陸珩說:“你可以選擇繼續留在這個世界,或是進輪回道。”

他本想輪回轉世的,但想到當初為他出生入死的人,說道:“我想留下來。”

他說完這句話後,就覺得自己沉重了許多,他的腳能踩到大地,他的手能摸到東西,眼睛能看到高樓大夏車水馬龍,耳朵能聽到各種嘈雜的聲音,他能感受到陽光的溫暖,能感受到微風的涼爽。

“你還在嗎?”他問。

沒有人回答他。

他的神魂畢竟還沒完全修複,他在這個世界的壽命比一般人更短。

在他短暫的人生中,他守着那個人打下的基業,受着不屬于他的榮光,也在為埋在心底的人變得更加優秀。

他見到了很多人,曾經的罪過他的,他得罪過的,他曾經喜歡過的,喜歡過他的。再次相遇時,他心裏早已沒有了當年的波瀾,相見陌路。
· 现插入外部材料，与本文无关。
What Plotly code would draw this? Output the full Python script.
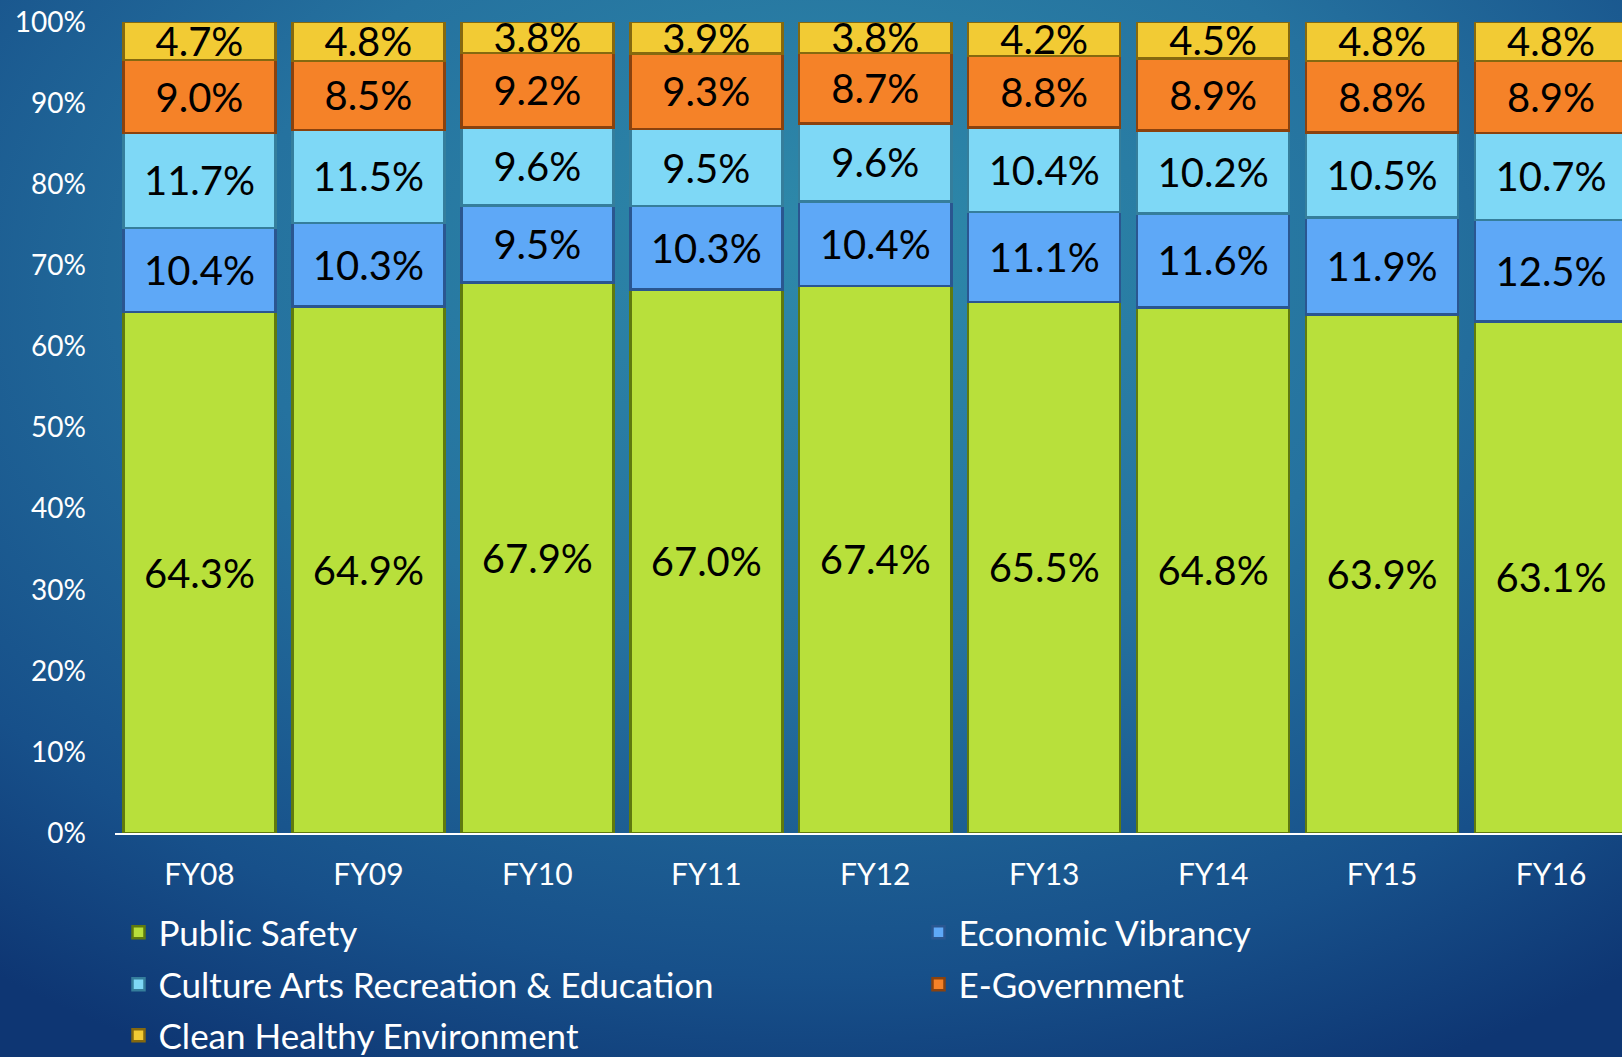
import base64
import plotly.graph_objects as go

categories = ["FY08", "FY09", "FY10", "FY11", "FY12", "FY13", "FY14", "FY15", "FY16"]
public_safety = [64.3, 64.9, 67.9, 67.0, 67.4, 65.5, 64.8, 63.9, 63.1]
economic_vibrancy = [10.4, 10.3, 9.5, 10.3, 10.4, 11.1, 11.6, 11.9, 12.5]
culture_arts = [11.7, 11.5, 9.6, 9.5, 9.6, 10.4, 10.2, 10.5, 10.7]
e_government = [9.0, 8.5, 9.2, 9.3, 8.7, 8.8, 8.9, 8.8, 8.9]
clean_healthy = [4.7, 4.8, 3.8, 3.9, 3.8, 4.2, 4.5, 4.8, 4.8]
y_ticks = [0, 10, 20, 30, 40, 50, 60, 70, 80, 90, 100]

series = [
    ("Public Safety", public_safety, "#B8E03B", "#5F7A0E", "legend"),
    ("Economic Vibrancy", economic_vibrancy, "#5EA8F7", "#2A5690", "legend"),
    ("Culture Arts Recreation & Education", culture_arts, "#7ED8F6", "#357E9C", "legend2"),
    ("E-Government", e_government, "#F58228", "#8A420E", "legend2"),
    ("Clean Healthy Environment", clean_healthy, "#F2CB34", "#85690F", "legend3"),
]

FONT = "Lato"
W, H = 1622, 1057
L, R, T, B = 115, 0, 22, 224
PW, PH = W - L - R, H - T - B

fig = go.Figure()
for name, vals, col, edge, leg in series:
    fig.add_trace(go.Bar(
        name=name, x=categories, y=vals, legend=leg,
        marker=dict(color=col, line=dict(color=edge, width=2.5)),
        text=[f"{v:.1f}%" for v in vals],
        textposition="inside", insidetextanchor="middle",
        textangle=0, constraintext="none",
        textfont=dict(family=FONT, size=40, color="black"),
        hoverinfo="skip",
    ))

svg = f"""<svg xmlns='http://www.w3.org/2000/svg' width='{W}' height='{H}' viewBox='0 0 {W} {H}' preserveAspectRatio='none'>
<defs><radialGradient id='g' cx='0.5' cy='0.3' r='0.8' fx='0.52' fy='0.22'>
<stop offset='0' stop-color='#2E8AAA'/>
<stop offset='0.45' stop-color='#25729F'/>
<stop offset='0.8' stop-color='#17508A'/>
<stop offset='1' stop-color='#0E3673'/>
</radialGradient></defs>
<rect width='{W}' height='{H}' fill='url(#g)'/></svg>"""
src = "data:image/svg+xml;base64," + base64.b64encode(svg.encode()).decode()


def legend_row(top_px):
    return dict(orientation="h", x=-0.001, xanchor="left",
                y=1 - (top_px - T) / PH, yanchor="top",
                entrywidth=750, entrywidthmode="pixels", indentation=5,
                font=dict(family=FONT, size=35, color="white"),
                bgcolor="rgba(0,0,0,0)", traceorder="normal", itemclick=False)


fig.update_layout(
    width=W, height=H,
    barmode="stack", barnorm="percent", bargap=0.1,
    margin=dict(l=L, r=R, t=T, b=B, autoexpand=False),
    paper_bgcolor="#174C86", plot_bgcolor="rgba(0,0,0,0)",
    font=dict(family=FONT, color="white"),
    images=[dict(source=src, xref="paper", yref="paper",
                 x=-L / PW, y=1 + T / PH, sizex=W / PW, sizey=H / PH,
                 xanchor="left", yanchor="top", sizing="stretch", layer="below")],
    xaxis=dict(range=[-0.5, 8.42], showline=True, linecolor="white", linewidth=2,
               showgrid=False, ticks="", tickfont=dict(family=FONT, size=30, color="white"),
               ticklabelstandoff=14, fixedrange=True),
    yaxis=dict(range=[0, 100], tickvals=y_ticks, ticktext=[f"{v}%" for v in y_ticks],
               showgrid=False, zeroline=False, showline=False, ticks="",
               tickfont=dict(family=FONT, size=28, color="white"),
               ticklabelstandoff=28, fixedrange=True),
    legend=legend_row(903),
    legend2=legend_row(955),
    legend3=legend_row(1006),
    showlegend=True,
)

fig.write_html(
    "out.html",
    config={"displayModeBar": False},
    post_script="document.body.style.margin='0';document.body.style.padding='0';"
                "document.body.style.overflow='hidden';",
)
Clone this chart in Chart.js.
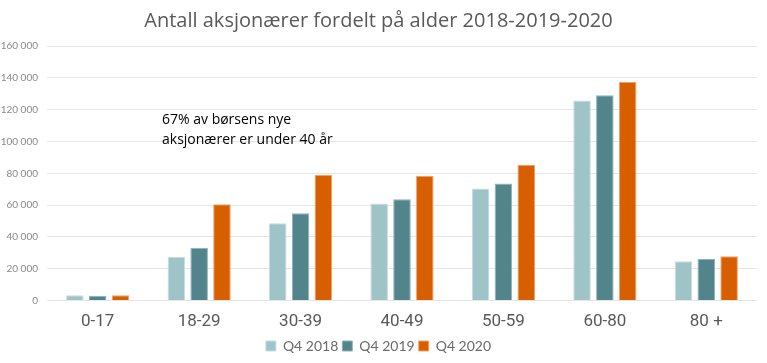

他一輩子都沒結婚,在彌留之際,他見到了那個整日忙得不見蹤影的人。

他睜大着眼睛看着他,此時的他已經不再年輕,不管是氣質還是別的都與前世不同,他卻感到很安慰,他再也不用擔心,他不能保護好自己了。

“小墨,你是什麽時候知道的,知道我不是他?”他問道,虛弱的語氣中充滿着篤定。

這個問題,他埋在心裏很多年了,現在終于有機會問出來了。

秦墨坐在病床邊,清隽的面龐上染上了些微悲傷,他也沒有隐瞞他:“你回來後,第一次相見的時候。”

他怎麽也沒想到,竟然會是這個答案。

他雖然沒有那個人的記憶,但他明确知道,秦墨和那個人聚少離多,對他的了解應該是不深的。

為什麽呢?

這個答案他永遠也沒機會知道了,他沉沉的閉上了雙眸,再也沒有醒過來。

秦墨盯着窗外,窗外偶爾有鳥雀飛過,獨成風景。

他微微勾起唇角,那人就像這些飛鳥,在他生命中存在的時間雖然短暫,卻留下了不可磨滅的印記。

他為什麽能一眼就分辨出兩人的不同呢?

因為他能為朋友出生入死,為了他,他只會想變得更優秀,有機會與他并肩而立。

那種感覺,是完全不同的。

此時的秦墨,已經是華國最年輕的中将。

他現在的所有,都是拿命拼出來的。